» **Required task**: Reproduce exactly the lines starting at the line that contains "Recreate this image as a component" and ending at the line that contains "Chart.register(...registerables);". Omit pictures.

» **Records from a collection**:

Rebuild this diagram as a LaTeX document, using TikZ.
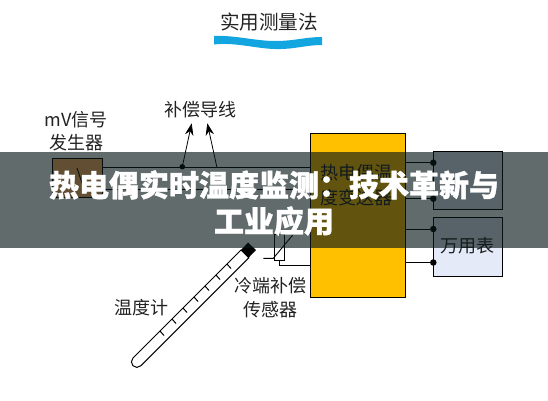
\documentclass[tikz,border=0pt]{standalone}
\usepackage{fontspec}
\usepackage{xcolor}
\setmainfont{Noto Sans CJK SC}[BoldFeatures={FakeBold=1.2}]
\usetikzlibrary{arrows.meta, positioning, calc}
\definecolor{meterYellow}{HTML}{FFC000}
\definecolor{sourceBrown}{HTML}{FFAE62}
\definecolor{meterBlue}{HTML}{E4EAF8}
\definecolor{waveBlue}{HTML}{12A5E0}
\definecolor{bannerGrey}{HTML}{0A1819}
\definecolor{labelInk}{HTML}{222222}
\begin{document}
\begin{tikzpicture}[x=1pt, y=-1pt,
  wire/.style={line width=0.9pt},
  box/.style={draw=black, line width=1pt},
  a/.style={-{Stealth[length=12pt,width=8.5pt]}, line width=0.8pt},
  dot/.style={circle, fill=black, inner sep=0pt, minimum size=6.5pt},
  tag/.style={align=center, inner sep=0pt, text=labelInk, font=\fontsize{18}{23.4}\selectfont},
  banner/.style={align=center, inner sep=0pt, text=white, font=\fontsize{30}{36}\selectfont\bfseries}
]
\useasboundingbox (0,0) rectangle (548,400);
% title
\node[tag, font=\fontsize{19.6}{23}\selectfont] (title) at (269,22.5) {实用测量法};
\fill[waveBlue] (214,36) .. controls (235,35) and (255,41) .. (275,41) .. controls (295,41) and (305,37) .. (322,37)
  -- (322,45) .. controls (305,45) and (295,49.5) .. (275,49) .. controls (255,48.5) and (235,42) .. (214,44.5) -- cycle;
% source
\node[tag] (srclabel) at (76,131) {mV信号\\发生器};
\node[box, fill=sourceBrown, minimum width=50pt, minimum height=38.5pt, anchor=north west] (source) at (51.7,158) {};
\draw[wire] (77,168) -- (83,186);
% main unit
\node[box, fill=meterYellow, minimum width=95.5pt, minimum height=164.6pt, anchor=north west] (unit) at (309.7,132.7) {};
\node[tag, font=\fontsize{18}{25}\selectfont] (unitlabel) at (356.5,185.5) {热电偶温\\度变送器};
% output boxes
\node[box, fill=meterBlue, minimum width=68.5pt, minimum height=58.5pt, anchor=north west] (upper) at (433.2,150.7) {};
\node[box, fill=meterBlue, minimum width=68.8pt, minimum height=58.7pt, anchor=north west] (meter) at (432.9,217) {};
\node[tag] (meterlabel) at (467,246) {万用表};
\node[dot] (u1) at (433.3,162.7) {};
\node[dot] (u2) at (433.3,198.7) {};
\node[dot] (m1) at (433.3,229) {};
\node[dot] (m2) at (433.3,262.5) {};
\draw[wire] (u1) -- (u1 -| unit.east);
\draw[wire] (u2) -- (u2 -| unit.east);
\draw[wire] (m1) -- (m1 -| unit.east);
\draw[wire] (m2) -- (m2 -| unit.east);
% compensation wires
\coordinate (w1) at (source.east |- 0,167.7);
\coordinate (w2) at (source.east |- 0,189);
\draw[wire] (w1) -- (w1 -| unit.west);
\draw[wire] (w2) -- (w2 -| unit.west);
\node[tag] (wirelabel) at (200.7,110) {补偿导线};
\node[dot, minimum size=5.5pt] (wd) at (182.3,166.7) {};
\coordinate (wb) at (217,167.7);
\coordinate (t1) at (191.7,123.3);
\coordinate (t2) at (207.3,123.3);
\draw[a] (wd) -- (t1);
\draw[a] (wb) -- (t2);
% cold junction sensor
\node[draw=black, line width=0.8pt, fill=white, minimum width=9.7pt, minimum height=25.7pt, inner sep=0pt, anchor=north west] (sensor) at (274.3,234.3) {};
\draw[wire] (263.3,258.3) -- (273.3,258.3) -- (292.7,235);
\coordinate (sj) at (unit.west |- 0,265.7);
\coordinate (st) at (sensor.north |- 0,229);
\draw[wire] (sensor.south) |- (sj);
\draw[wire] (sensor.north) -- (st);
\node[tag] (sensorlabel) at (270,297.7) {冷端补偿\\传感器};
% thermometer
\node[tag] (thermolabel) at (141.3,307.3) {温度计};
\draw[line width=1pt, fill=white] (241,250) -- (133,358) arc[start angle=135, end angle=315, radius=5.5pt] -- (248.8,257.8) -- cycle;
\fill[black] (248,242.5) -- (256,250) -- (248.5,257.8) -- (241,250) -- cycle;
\foreach \tx/\ty in {160/331,172/319,183/308,194/297,205/286,216/275,227/264}
  \draw[line width=1pt] (\tx,\ty) -- ++(4,4.5);
% overlay
\fill[bannerGrey, opacity=0.64] (0,152) rectangle (548,248);
\node[banner] (headline) at (274,203) {热电偶实时温度监测：技术革新与\\工业应用};
\end{tikzpicture}
\end{document}
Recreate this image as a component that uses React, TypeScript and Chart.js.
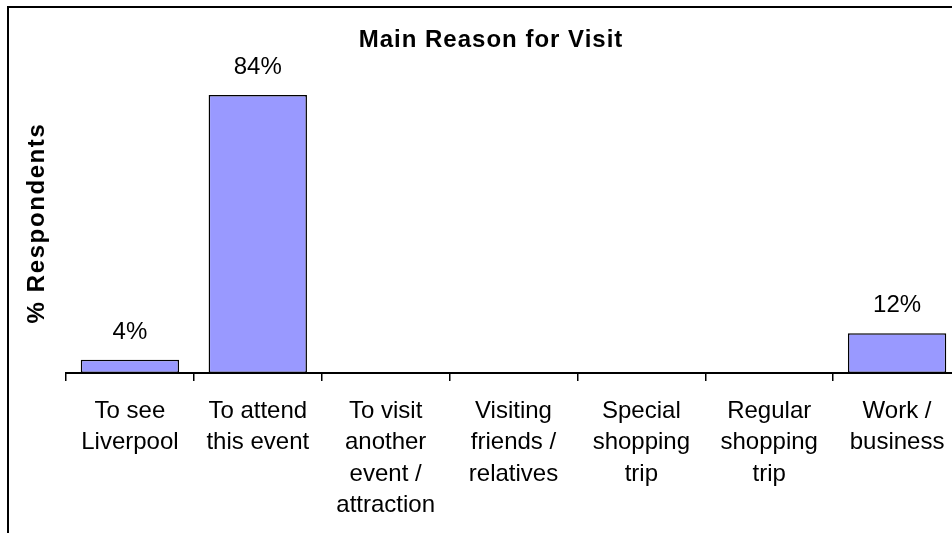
import React, { useEffect, useRef } from "react";
import { Chart, registerables } from "chart.js";

Chart.register(...registerables);

const chartTitle = "Main Reason for Visit";
const yAxisTitle = "% Respondents";
const categories: string[][] = [
  ["To see", "Liverpool"],
  ["To attend", "this event"],
  ["To visit", "another", "event /", "attraction"],
  ["Visiting", "friends /", "relatives"],
  ["Special", "shopping", "trip"],
  ["Regular", "shopping", "trip"],
  ["Work /", "business"],
];
const values: number[] = [4, 84, 0, 0, 0, 0, 12];

const FONT = "'Liberation Sans', Arial, sans-serif";

const decorPlugin = {
  id: "decor",
  beforeDraw(chart: any) {
    const ctx = chart.ctx;
    ctx.save();
    ctx.fillStyle = "#ffffff";
    ctx.fillRect(0, 0, chart.width, chart.height);
    ctx.strokeStyle = "#000000";
    ctx.lineWidth = 2;
    ctx.strokeRect(8, 7, 966, 700);
    ctx.restore();
  },
  afterDraw(chart: any) {
    const ctx = chart.ctx;
    ctx.save();
    ctx.fillStyle = "#000000";
    // title
    ctx.font = `bold 24px ${FONT}`;
    ctx.textAlign = "center";
    ctx.textBaseline = "alphabetic";
    try {
      (ctx as any).letterSpacing = "1px";
    } catch (e) {}
    ctx.fillText(chartTitle, chart.width / 2, 47);
    // y axis title
    ctx.save();
    try {
      (ctx as any).letterSpacing = "1.6px";
    } catch (e) {}
    ctx.translate(37, 223);
    ctx.rotate(-Math.PI / 2);
    ctx.textBaseline = "middle";
    ctx.fillText(yAxisTitle, 0, 0);
    ctx.restore();
    try {
      (ctx as any).letterSpacing = "0px";
    } catch (e) {}
    // data labels
    ctx.font = `24px ${FONT}`;
    ctx.textAlign = "center";
    ctx.textBaseline = "alphabetic";
    const meta = chart.getDatasetMeta(0);
    meta.data.forEach((bar: any, i: number) => {
      const v = values[i];
      if (v > 0) {
        ctx.fillText(`${v}%`, bar.x, bar.y - 21);
      }
    });
    ctx.restore();
  },
};

export default function App() {
  const ref = useRef<HTMLCanvasElement | null>(null);
  useEffect(() => {
    if (!ref.current) return;
    const chart = new Chart(ref.current, {
      type: "bar",
      data: {
        labels: categories,
        datasets: [
          {
            data: values,
            backgroundColor: "#9999FF",
            borderColor: "#000000",
            borderWidth: 1.5,
            borderSkipped: false,
            barPercentage: 1,
            categoryPercentage: 1 / 1.3,
          },
        ],
      },
      options: {
        responsive: false,
        animation: false,
        devicePixelRatio: 1,
        layout: { padding: { left: 66, top: 42, right: 21, bottom: 0 } },
        plugins: {
          legend: { display: false },
          title: { display: false },
          tooltip: { enabled: false },
        },
        scales: {
          y: { display: false, min: 0, max: 100 },
          x: {
            offset: true,
            afterFit: (scale: any) => {
              scale.height = 560 - 373;
            },
            grid: {
              display: true,
              offset: true,
              drawOnChartArea: false,
              drawTicks: true,
              tickLength: 8,
              color: "#000000",
              lineWidth: 1.5,
            },
            border: { display: true, color: "#000000", width: 2 },
            ticks: {
              color: "#000000",
              autoSkip: false,
              maxRotation: 0,
              minRotation: 0,
              padding: 15,
              font: { family: FONT, size: 24, lineHeight: 1.3 },
            },
          },
        },
      },
      plugins: [decorPlugin],
    });
    return () => chart.destroy();
  }, []);
  return (
    <div
      style={{
        position: "fixed",
        left: 0,
        top: 0,
        width: 952,
        height: 533,
        overflow: "hidden",
        background: "#ffffff",
      }}
    >
      <canvas ref={ref} width={982} height={560} style={{ display: "block" }} />
    </div>
  );
}
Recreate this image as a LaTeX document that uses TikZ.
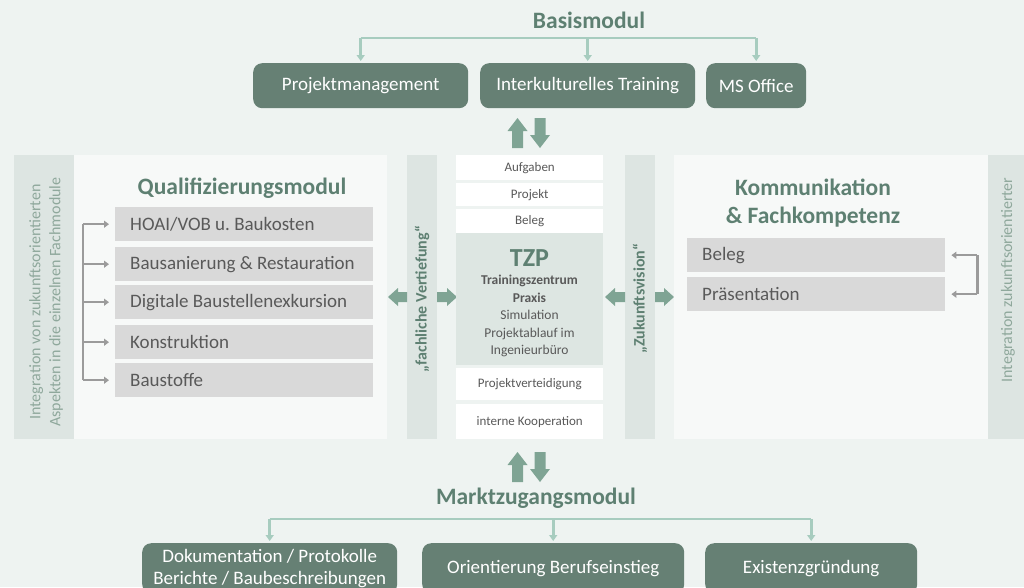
\documentclass[tikz,border=0pt]{standalone}
\usepackage{fontspec}
\setmainfont{Carlito}
\frenchspacing
\usetikzlibrary{arrows.meta,calc}
\definecolor{bg}{HTML}{EEF3F1}
\definecolor{panel}{HTML}{F7F9F8}
\definecolor{band}{HTML}{DDE5E2}
\definecolor{tzpfill}{HTML}{DDE6E2}
\definecolor{dkgreen}{HTML}{668074}
\definecolor{titlegreen}{HTML}{5E8072}
\definecolor{treegreen}{HTML}{A7CCBF}
\definecolor{arrowfill}{HTML}{7FA494}
\definecolor{greyfill}{HTML}{D9D9D9}
\definecolor{greytext}{HTML}{595959}
\definecolor{bracketgrey}{HTML}{9B9B9B}
\definecolor{bandtext}{HTML}{8FA89C}
\begin{document}
\begin{tikzpicture}[x=1pt,y=-1pt,
  darkbox/.style={fill=dkgreen, rounded corners=9pt, text=white, font=\fontsize{19}{22}\selectfont, inner sep=0pt, anchor=north west, align=center},
  greybox/.style={fill=greyfill, text=greytext, font=\fontsize{19}{22}\selectfont, inner sep=0pt, text width=258pt, minimum height=34pt, align=flush left, anchor=north west},
  whitebox/.style={fill=white, text=greytext, font=\fontsize{13}{15}\selectfont, minimum width=147pt, inner sep=0pt, anchor=north west},
  modtitle/.style={text=titlegreen, font=\fontsize{23.5}{28}\bfseries\selectfont, inner sep=0pt},
  bandlabel/.style={text=bandtext, font=\fontsize{16}{20}\selectfont, rotate=90, align=center, inner sep=0pt},
  vlabel/.style={text=titlegreen, font=\fontsize{16}{18}\bfseries\selectfont, rotate=90, inner sep=0pt},
  tree/.style={draw=treegreen, line width=2.6pt},
  treetip/.style={tree, -{Triangle[width=8pt,length=6pt]}},
  bracket/.style={draw=bracketgrey, line width=2.4pt},
  brackettip/.style={bracket, -{Triangle[width=7pt,length=5pt]}},
  blk/.style={fill=arrowfill}
]
\fill[bg] (0,0) rectangle (1024,587);
\useasboundingbox (0,0) rectangle (1024,587);

% ---------- Basismodul ----------
\node[modtitle] (basis) at (589,20) {Basismodul};
\node[darkbox, minimum width=215pt, minimum height=45pt] (pm) at (253,63) {Projektmanagement};
\node[darkbox, minimum width=215pt, minimum height=45pt] (it) at (480,63) {Interkulturelles Training};
\node[darkbox, minimum width=100pt, minimum height=45pt] (ms) at (706,63) {MS Office};
\coordinate (bh) at (0,38);
\draw[tree] (pm.north |- bh) -- (ms.north |- bh);
\foreach \n in {pm,it,ms} \draw[treetip] (\n.north |- bh) -- ([yshift=2pt]\n.north);

% up/down arrows top
\fill[blk] (512,148) -- (512,131) -- (507.5,131) -- (517.5,118) -- (527.5,131) -- (523,131) -- (523,148) -- cycle;
\fill[blk] (534.5,118) -- (545.5,118) -- (545.5,135) -- (550,135) -- (540,148) -- (530,135) -- (534.5,135) -- cycle;

% ---------- Left panel ----------
\fill[panel] (14,155) rectangle (387,439);
\fill[band] (14,155) rectangle (74,439);
\node[bandlabel] (lbl) at (46,302) {Integration von zukunftsorientierten\\Aspekten in die einzelnen Fachmodule};
\node[modtitle] (qual) at (242,188) {Qualifizierungsmodul};
\node[greybox] (q1) at (115,207) {\hspace*{15pt}HOAI/VOB u. Baukosten};
\node[greybox] (q2) at (115,247) {\hspace*{15pt}Bausanierung \& Restauration};
\node[greybox] (q3) at (115,285) {\hspace*{15pt}Digitale Baustellenexkursion};
\node[greybox] (q4) at (115,325) {\hspace*{15pt}Konstruktion};
\node[greybox] (q5) at (115,363) {\hspace*{15pt}Baustoffe};
\draw[bracket] ([xshift=-32pt]q1.west) -- ([xshift=-32pt]q5.west);
\foreach \n in {q1,q2,q3,q4,q5} \draw[brackettip] ([xshift=-32pt]\n.west) -- ([xshift=-6pt]\n.west);

% ---------- fachliche Vertiefung ----------
\fill[band] (407,155) rectangle (437,439);
\node[vlabel] (fv) at (422,299) {„fachliche Vertiefung“};
\fill[blk] (407,292) -- (398,292) -- (398,288) -- (388,297) -- (398,306) -- (398,302) -- (407,302) -- cycle;
\fill[blk] (437,292) -- (447,292) -- (447,288) -- (457,297) -- (447,306) -- (447,302) -- (437,302) -- cycle;

% ---------- Center column ----------
\node[whitebox, minimum height=25pt] (c1) at (456,155) {Aufgaben};
\node[whitebox, minimum height=23pt] (c2) at (456,183) {Projekt};
\node[whitebox, minimum height=24pt] (c3) at (456,209) {Beleg};
\node[whitebox, fill=tzpfill, minimum height=132pt] (tzp) at (456,233) {};
\node[text=titlegreen, font=\fontsize{26}{30}\bfseries\selectfont, inner sep=0pt] (tzpt) at (529.5,258) {TZP};
\node[text=greytext, font=\fontsize{13.5}{17.5}\selectfont, align=center, inner sep=0pt] (tzpb) at (529.5,316) {\textbf{Trainingszentrum}\\\textbf{Praxis}\\Simulation\\Projektablauf im\\Ingenieurbüro};
\node[whitebox, minimum height=32pt] (c5) at (456,368) {Projektverteidigung};
\node[whitebox, minimum height=35pt] (c6) at (456,404) {interne Kooperation};

% ---------- Zukunftsvision ----------
\fill[band] (625,155) rectangle (655,439);
\node[vlabel] (zv) at (640,299) {„Zukunftsvision“};
\fill[blk] (625,292) -- (615,292) -- (615,288) -- (605,297) -- (615,306) -- (615,302) -- (625,302) -- cycle;
\fill[blk] (655,292) -- (664,292) -- (664,288) -- (674,297) -- (664,306) -- (664,302) -- (655,302) -- cycle;

% ---------- Right panel ----------
\fill[panel] (674,155) rectangle (988,439);
\fill[band] (988,155) rectangle (1024,439);
\node[bandlabel] (rbl) at (1008,280) {Integration zukunftsorientierter};
\node[modtitle, align=center] (komm) at (813,203) {Kommunikation\\\& Fachkompetenz};
\node[greybox] (r1) at (687,238) {\hspace*{15pt}Beleg};
\node[greybox] (r2) at (687,277) {\hspace*{15pt}Präsentation};
\draw[bracket] ([xshift=32pt]r1.east) -- ([xshift=32pt]r2.east);
\foreach \n in {r1,r2} \draw[brackettip] ([xshift=32pt]\n.east) -- ([xshift=6pt]\n.east);

% up/down arrows bottom
\fill[blk] (512,482) -- (512,465) -- (507.5,465) -- (517.5,452) -- (527.5,465) -- (523,465) -- (523,482) -- cycle;
\fill[blk] (534.5,452) -- (545.5,452) -- (545.5,469) -- (550,469) -- (540,482) -- (530,469) -- (534.5,469) -- cycle;

% ---------- Marktzugangsmodul ----------
\node[modtitle] (markt) at (536,498) {Marktzugangsmodul};
\node[darkbox, minimum width=255pt, minimum height=50pt] (d1) at (142,543) {Dokumentation / Protokolle\\Berichte / Baubeschreibungen};
\node[darkbox, minimum width=262pt, minimum height=50pt] (d2) at (422,543) {Orientierung Berufseinstieg};
\node[darkbox, minimum width=212pt, minimum height=50pt] (d3) at (705,543) {Existenzgründung};
\coordinate (mh) at (0,519);
\draw[tree] (d1.north |- mh) -- (d3.north |- mh);
\foreach \n in {d1,d2,d3} \draw[treetip] (\n.north |- mh) -- ([yshift=2pt]\n.north);
\end{tikzpicture}
\end{document}
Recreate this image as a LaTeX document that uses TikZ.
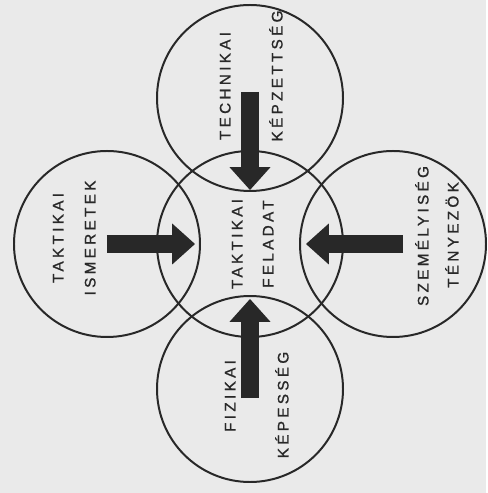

» **Exercise solution**:
Recreate this image as a component that uses React, TypeScript and Chart.js.
import React, { useEffect, useRef } from "react";
import { Chart, registerables } from "chart.js";

Chart.register(...registerables);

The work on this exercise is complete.